La principal ventaja de este sistema es que es transparente y no hace necesario cambiar el sistema de fijación de precios. El problema es que, en la práctica, supone cambiar las reglas de juego a las empresas de electricidad y expropiar parte de sus beneficios. Los economistas académicos somos vistos habitualmente como conservadores, porque somos conscientes de lo importante que es la confianza de los mercados en la seguridad jurídica y la necesidad de preservar los derechos de propiedad para garantizar las inversiones futuras. La reputación se construye en décadas y se destruye en minutos. Pero esto no puede paralizarnos cuando llega una situación de emergencia. No hay que saltarse semáforos, pero entendemos que las ambulancias no esperen a que cambien de color cuando transportan a la víctima de un infarto.
Una medida así requiere evaluar los riesgos jurídicos y necesita de consenso político europeo; por ejemplo, algunos países exportan energía nuclear y pueden oponerse a reducir los beneficios extraordinarios de este tipo de energía —confiemos en que comportamientos no solidarios así no afloren—, y por eso es útil explorar otras alternativas. No se vislumbran muchas. Una posible sería replicar el precio máximo con un impuesto, que gravaría el exceso de remuneración a las fuentes de energía alternativas al gas para extraer los beneficios excesivos (como se ha ensayado ya, dicho sea de paso, para evitar los efectos de los derechos de emisión). Esta medida es menos transparente que los precios máximos, pero plantea, al parecer, menos problemas jurídicos.

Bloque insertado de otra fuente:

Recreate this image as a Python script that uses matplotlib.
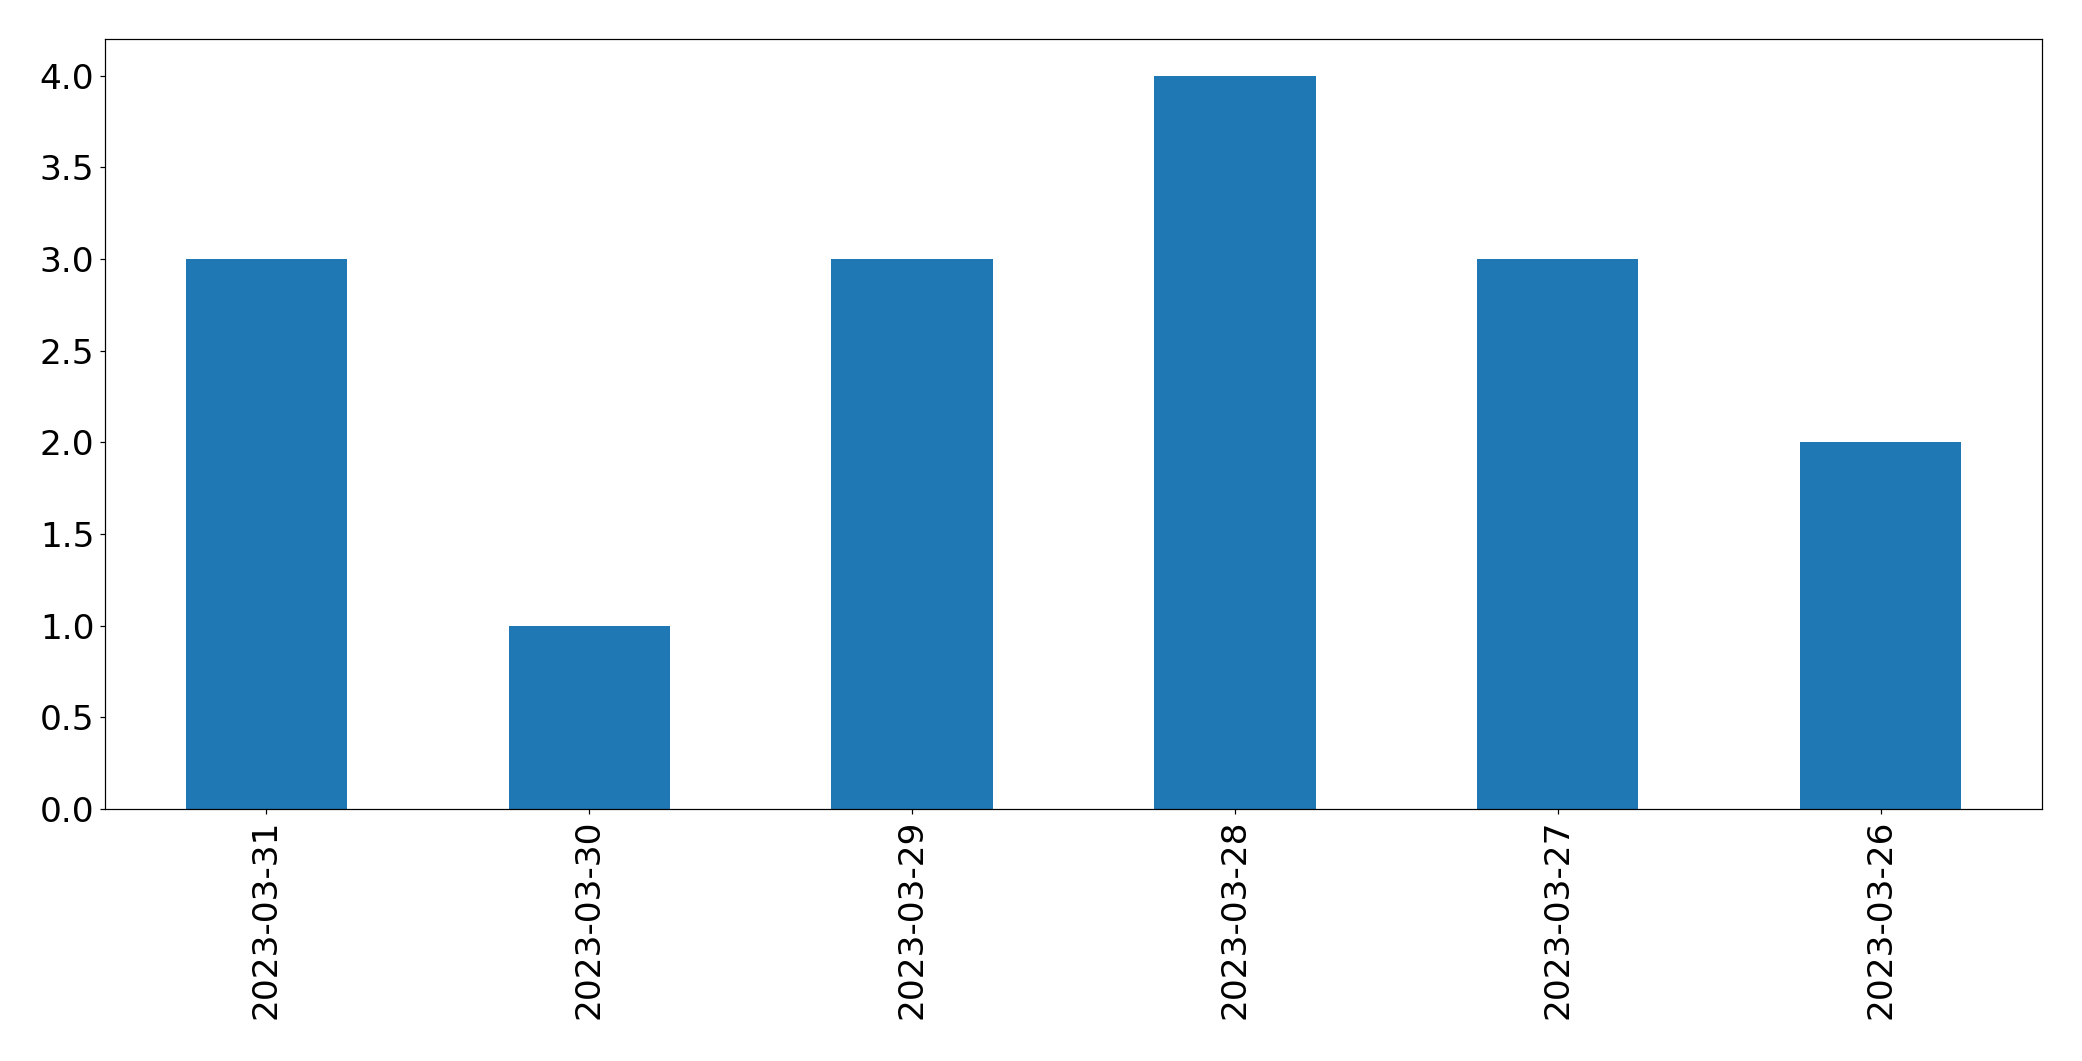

Se ha sugerido también la posibilidad de incidir exclusivamente en la energía eléctrica producida con gas, por ejemplo, excluyéndola del pool. Es decir, se haría una primera subasta con el resto de las fuentes de energía y una segunda solo con la producida por gas (para terminar de cubrir toda la demanda). ¿Cambiaría esto el resultado actual? Probablemente no. Las empresas inframarginales (que ahora pujan muy por debajo del precio) anticiparán que todas las pujas serán aceptadas siempre que estén por debajo de las del gas, subirán sus pujas y el resultado no cambiará mucho. Es el reverso oscuro del principio de equivalencia. ¿Y si obligamos a las empresas que producen con gas a pujar con un precio máximo, y las compensamos después? En la práctica, es parecido a imponer un precio máximo al resto de las tecnológicas, pero con un problema añadido: ¿Qué perdidas compensamos?

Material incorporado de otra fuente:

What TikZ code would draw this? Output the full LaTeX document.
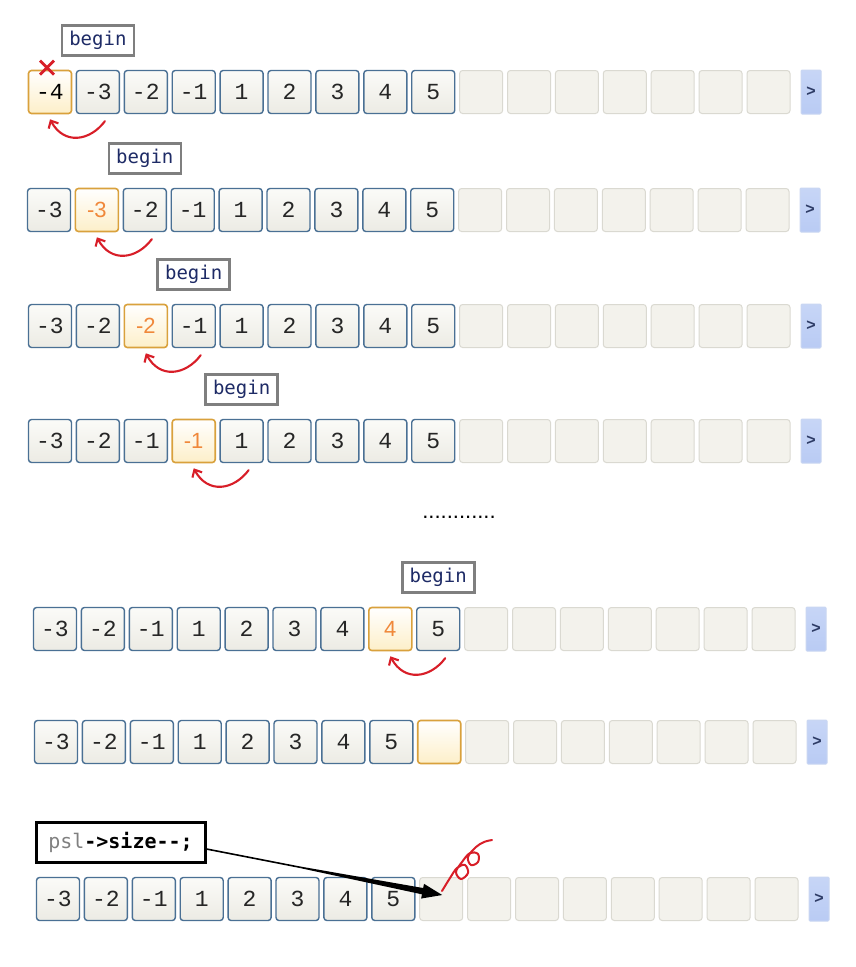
\documentclass[tikz,border=0pt]{standalone}
\usepackage{fontspec}
\setmainfont{Liberation Sans}
\newfontfamily\cellfont{Liberation Mono}
\newfontfamily\codefont{DejaVu Sans Mono}
\usetikzlibrary{arrows.meta,calc,positioning}
\definecolor{cellborder}{HTML}{4A7094}
\definecolor{celltop}{HTML}{FBFBF8}
\definecolor{cellbot}{HTML}{ECEBE4}
\definecolor{hlborder}{HTML}{D9A13C}
\definecolor{hlbot}{HTML}{FDEFC9}
\definecolor{hltext}{HTML}{F0883A}
\definecolor{empborder}{HTML}{DAD9D1}
\definecolor{empfill}{HTML}{F3F2EC}
\definecolor{btnfill}{HTML}{B9CBF4}
\definecolor{btnborder}{HTML}{CAD7F2}
\definecolor{btntext}{HTML}{2E3C66}
\definecolor{beginborder}{HTML}{7F7F7F}
\definecolor{begintext}{HTML}{1E2B66}
\definecolor{penred}{HTML}{D81E28}
\tikzset{
  cellbase/.style={rounded corners=3, minimum width=43, minimum height=43, inner sep=0,
    font=\cellfont\fontsize{23}{26}\selectfont},
  cell/.style={cellbase, draw=cellborder, line width=1.4, top color=celltop, bottom color=cellbot, text=black!85},
  hlk/.style={cellbase, draw=hlborder, line width=1.6, top color=white, bottom color=hlbot},
  hlo/.style={hlk, text=hltext, font=\fontsize{22}{26}\selectfont},
  emp/.style={cellbase, draw=empborder, line width=1, fill=empfill},
  btn/.style={rounded corners=1, minimum width=20, minimum height=44, inner sep=0,
    draw=btnborder, line width=1, top color=btnfill!80, bottom color=btnfill,
    text=btntext, font=\bfseries\fontsize{16}{18}\selectfont},
  beginbox/.style={draw=beginborder, line width=2.6, fill=white, minimum width=72,
    minimum height=30, inner sep=2, text=begintext, font=\codefont\fontsize{19}{22}\selectfont},
  redarr/.style={draw=penred, line width=2.1, line cap=round, -{Straight Barb[length=6pt,width=11pt]}},
}
\newcommand\drawrow[6]{%
  \foreach \v [count=\i] in {#4} {
    \ifnum\i=#5\relax
      \node[#6] (#1-\i) at ({#2+(\i-1)*47.9},#3) {\v};
    \else
      \node[cell] (#1-\i) at ({#2+(\i-1)*47.9},#3) {\v};
    \fi
    \xdef\lastcount{\i}
  }
  \pgfmathtruncatemacro\firstempty{\lastcount+1}
  \foreach \i in {\firstempty,...,16} {
    \node[emp] (#1-\i) at ({#2+(\i-1)*47.9},#3) {};
  }
  \node[btn] (#1-b) at ({#2+15*47.9+42.5},#3) {>};
}
\newcommand\backarrow[2]{%
  \draw[redarr] ($(#1.south)+(7,7)$) .. controls ($(#1.south)+(-8,27)$) and ($(#2.south)+(14,31)$) .. ($(#2.south)+(0,5)$);}
\begin{document}
\begin{tikzpicture}[x=1pt,y=-1pt]
\useasboundingbox (0,0) rectangle (856,967);
\fill[white] (0,0) rectangle (856,967);

\drawrow{r1}{50}{92}{-4,-3,-2,-1,1,2,3,4,5}{1}{hlk}
\drawrow{r2}{49}{210}{-3,-3,-2,-1,1,2,3,4,5}{2}{hlo}
\drawrow{r3}{50}{326}{-3,-2,-2,-1,1,2,3,4,5}{3}{hlo}
\drawrow{r4}{50}{441}{-3,-2,-1,-1,1,2,3,4,5}{4}{hlo}
\drawrow{r5}{55}{629}{-3,-2,-1,1,2,3,4,4,5}{8}{hlo}
\drawrow{r6}{56}{742}{-3,-2,-1,1,2,3,4,5,{}}{9}{hlo}
\drawrow{r7}{58}{899}{-3,-2,-1,1,2,3,4,5}{0}{hlo}

\node[beginbox, above=13pt of r1-2] (b1) {begin};
\node[beginbox, above=13pt of r2-3] (b2) {begin};
\node[beginbox, above=13pt of r3-4] (b3) {begin};
\node[beginbox, above=13pt of r4-5] (b4) {begin};
\node[beginbox, above=13pt of r5-9] (b5) {begin};

\backarrow{r1-2}{r1-1}
\backarrow{r2-3}{r2-2}
\backarrow{r3-4}{r3-3}
\backarrow{r4-5}{r4-4}
\backarrow{r5-9}{r5-8}

% red cross on the first cell
\coordinate (xc) at ($(r1-1.north)+(-3,-2)$);
\draw[penred, line width=2.8] ($(xc)+(-7,-7)$) -- ($(xc)+(7,7)$) ($(xc)+(-7,7)$) -- ($(xc)+(7,-7)$);

\node[font=\fontsize{22}{24}\selectfont] (dots) at (459,517) {............};

% code box and arrow
\node[draw=black, line width=3, fill=white, minimum width=169, minimum height=40, inner sep=3,
      font=\codefont\fontsize{20}{24}\selectfont] (psl) at (120.5,842)
  {\textcolor{gray}{psl}\textbf{->size-{}-;}};
\coordinate (s) at ([yshift=-7pt]psl.east);
\coordinate (tip) at ($(r7-9.center)+(1,-4)$);
\coordinate (hb) at ($(tip)!20pt!(s)$);
\coordinate (m) at ($(s)!0.4!(tip)$);
\draw[line width=1.6] (s) -- (m);
\fill (m) -- ($(m)!0.8pt!90:(tip)$) -- ($(hb)!3.2pt!90:(tip)$) -- ($(hb)!7.5pt!90:(tip)$) -- (tip)
  -- ($(hb)!7.5pt!-90:(tip)$) -- ($(hb)!3.2pt!-90:(tip)$) -- ($(m)!0.8pt!-90:(tip)$) -- cycle;

% red squiggle
\draw[penred, line width=2, line cap=round] plot[smooth, tension=0.6] coordinates {
  (442,891) (450,878) (457,868) (465,865) (468,873) (461,879) (456,872) (462,862)
  (470,853) (478,854) (478,862) (471,865) (468,857) (476,847) (484,842) (492,840)};
\end{tikzpicture}
\end{document}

Otra medida más imaginativa, pero con muchos más riesgos, sería que el Gobierno comprase a pérdidas el gas y lo revendiese a las eléctricas a un precio por debajo del de mercado, siempre que pujasen por debajo de un determinado límite. Se trasladaría así al déficit gran parte del incremento del precio del gas (pero que correspondería solo a la producida con esta tecnología), rebajando el precio del pool, y con ello, los beneficios extraordinarios de las eléctricas que producen con otras tecnologías.

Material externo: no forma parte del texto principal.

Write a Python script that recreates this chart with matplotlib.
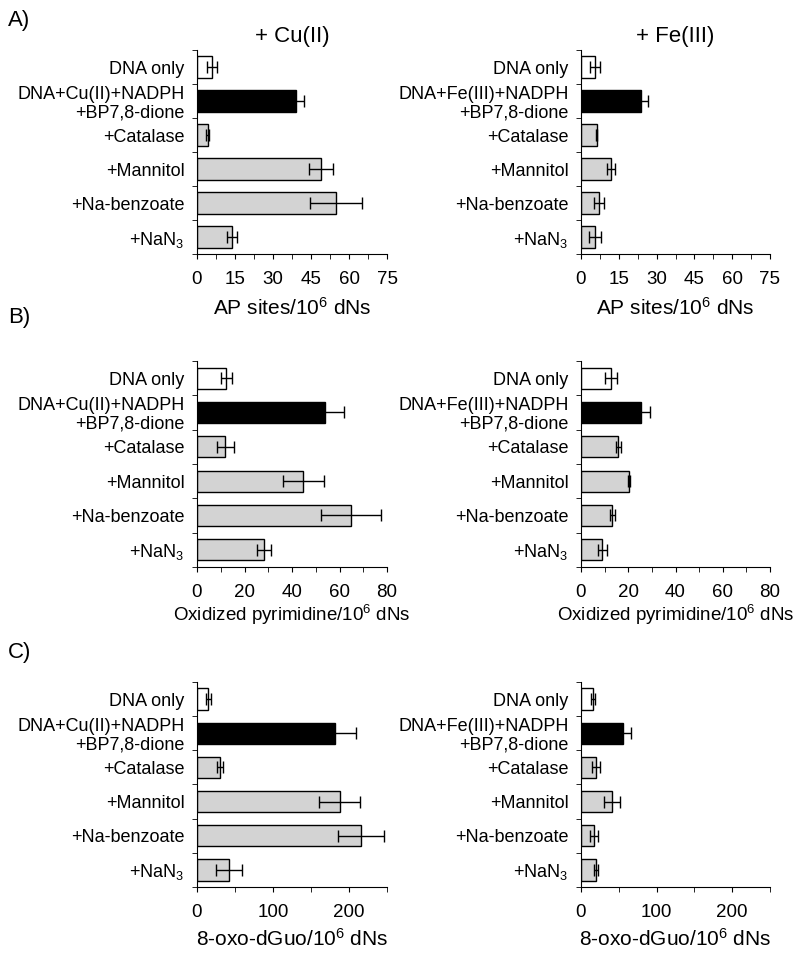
import numpy as np
import matplotlib
matplotlib.use("Agg")
import matplotlib.pyplot as plt
from matplotlib.ticker import MultipleLocator

plt.rcParams['font.family'] = ['Liberation Sans', 'DejaVu Sans']
plt.rcParams['mathtext.fontset'] = 'custom'
plt.rcParams['mathtext.rm'] = 'Liberation Sans'
plt.rcParams['mathtext.default'] = 'rm'

# --- data ---
labels_cu = ["DNA only", "DNA+Cu(II)+NADPH\n+BP7,8-dione", "+Catalase",
             "+Mannitol", "+Na-benzoate", "+NaN$_3$"]
labels_fe = ["DNA only", "DNA+Fe(III)+NADPH\n+BP7,8-dione", "+Catalase",
             "+Mannitol", "+Na-benzoate", "+NaN$_3$"]

ap_cu = [6.0, 39.2, 4.2, 49.0, 55.0, 13.8]
ap_cu_err = [2.0, 3.2, 0.5, 4.6, 10.2, 2.0]
ap_fe = [5.4, 24.0, 6.2, 11.9, 7.3, 5.4]
ap_fe_err = [2.0, 2.4, 0.3, 1.5, 2.0, 2.4]

ox_cu = [12.4, 54.0, 11.9, 44.8, 64.8, 28.2]
ox_cu_err = [2.4, 7.7, 3.6, 8.8, 12.7, 2.8]
ox_fe = [12.7, 25.5, 15.8, 20.4, 13.3, 9.0]
ox_fe_err = [2.5, 3.7, 1.0, 0.3, 1.0, 2.0]

oxo_cu = [15.0, 182.0, 30.0, 188.0, 216.0, 42.0]
oxo_cu_err = [3.5, 27.0, 4.0, 27.0, 30.0, 17.0]
oxo_fe = [16.0, 56.0, 19.7, 41.0, 17.5, 19.7]
oxo_fe_err = [3.0, 9.6, 5.7, 10.0, 5.5, 2.5]

bar_colors = ["white", "black", "#d3d3d3", "#d3d3d3", "#d3d3d3", "#d3d3d3"]

W, H = 800, 957
fig = plt.figure(figsize=(W / 100, H / 100), dpi=100)


def px_axes(left, top, right, bottom):
    return fig.add_axes([left / W, 1 - bottom / H, (right - left) / W, (bottom - top) / H])


def panel(ax, vals, errs, labels, xmax, major, minor, xlabel,
          xlabel_size=15, labelpad=5):
    pos = np.arange(len(vals))
    ax.barh(pos, vals, height=0.62, color=bar_colors, edgecolor="black", linewidth=1)
    ax.errorbar(vals, pos, xerr=errs, fmt="none", ecolor="black",
                elinewidth=1, capsize=4, capthick=1)
    ax.set_xlim(0, xmax)
    ax.set_ylim(len(vals) - 0.5, -0.5)
    ax.spines[["top", "right"]].set_visible(False)
    ax.set_yticks(pos)
    ax.set_yticklabels(labels, fontsize=13, linespacing=1.1)
    ax.set_yticks(np.arange(len(vals) + 1) - 0.5, minor=True)
    ax.tick_params(axis="y", which="major", length=0, pad=9)
    ax.tick_params(axis="y", which="minor", length=3.5, direction="out")
    ax.xaxis.set_major_locator(MultipleLocator(major))
    ax.xaxis.set_minor_locator(MultipleLocator(minor))
    ax.tick_params(axis="x", which="both", length=3.5, direction="out",
                   labelsize=13.5, pad=9)
    ax.set_xlabel(xlabel, fontsize=xlabel_size, labelpad=labelpad)


rows = [(50, 254), (361, 567), (682, 887)]
lefts = [(197, 387), (581, 770)]

axA1 = px_axes(lefts[0][0], rows[0][0], lefts[0][1], rows[0][1])
axA2 = px_axes(lefts[1][0], rows[0][0], lefts[1][1], rows[0][1])
panel(axA1, ap_cu, ap_cu_err, labels_cu, 75, 15, 7.5, "AP sites/10$^6$ dNs", labelpad=6)
panel(axA2, ap_fe, ap_fe_err, labels_fe, 75, 15, 7.5, "AP sites/10$^6$ dNs", labelpad=6)

axB1 = px_axes(lefts[0][0], rows[1][0], lefts[0][1], rows[1][1])
axB2 = px_axes(lefts[1][0], rows[1][0], lefts[1][1], rows[1][1])
panel(axB1, ox_cu, ox_cu_err, labels_cu, 80, 20, 10,
      "Oxidized pyrimidine/10$^6$ dNs", xlabel_size=13.5, labelpad=1)
panel(axB2, ox_fe, ox_fe_err, labels_fe, 80, 20, 10,
      "Oxidized pyrimidine/10$^6$ dNs", xlabel_size=13.5, labelpad=1)

axC1 = px_axes(lefts[0][0], rows[2][0], lefts[0][1], rows[2][1])
axC2 = px_axes(lefts[1][0], rows[2][0], lefts[1][1], rows[2][1])
panel(axC1, oxo_cu, oxo_cu_err, labels_cu, 250, 100, 50, "8-oxo-dGuo/10$^6$ dNs")
panel(axC2, oxo_fe, oxo_fe_err, labels_fe, 250, 100, 50, "8-oxo-dGuo/10$^6$ dNs")

axA1.set_title("+ Cu(II)", fontsize=16, pad=6)
axA2.set_title("+ Fe(III)", fontsize=16, pad=6)

fig.text(8 / W, 1 - 10 / H, "A)", fontsize=16, va="top", ha="left")
fig.text(8 / W, 1 - 307 / H, "B)", fontsize=16, va="top", ha="left")
fig.text(8 / W, 1 - 642 / H, "C)", fontsize=16, va="top", ha="left")

fig.savefig("out.png", dpi=100)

En definitiva, la UE se enfrenta a un problema complejo —y el análisis académico se hace en condiciones ideales, a resguardo de los vientos de los lobbies eléctricos y los intereses de cada uno de los países—. Siempre es aconsejable huir de respuestas simplistas y análisis maniqueos; con más razón ante rompecabezas tan complicados como el del precio de la electricidad.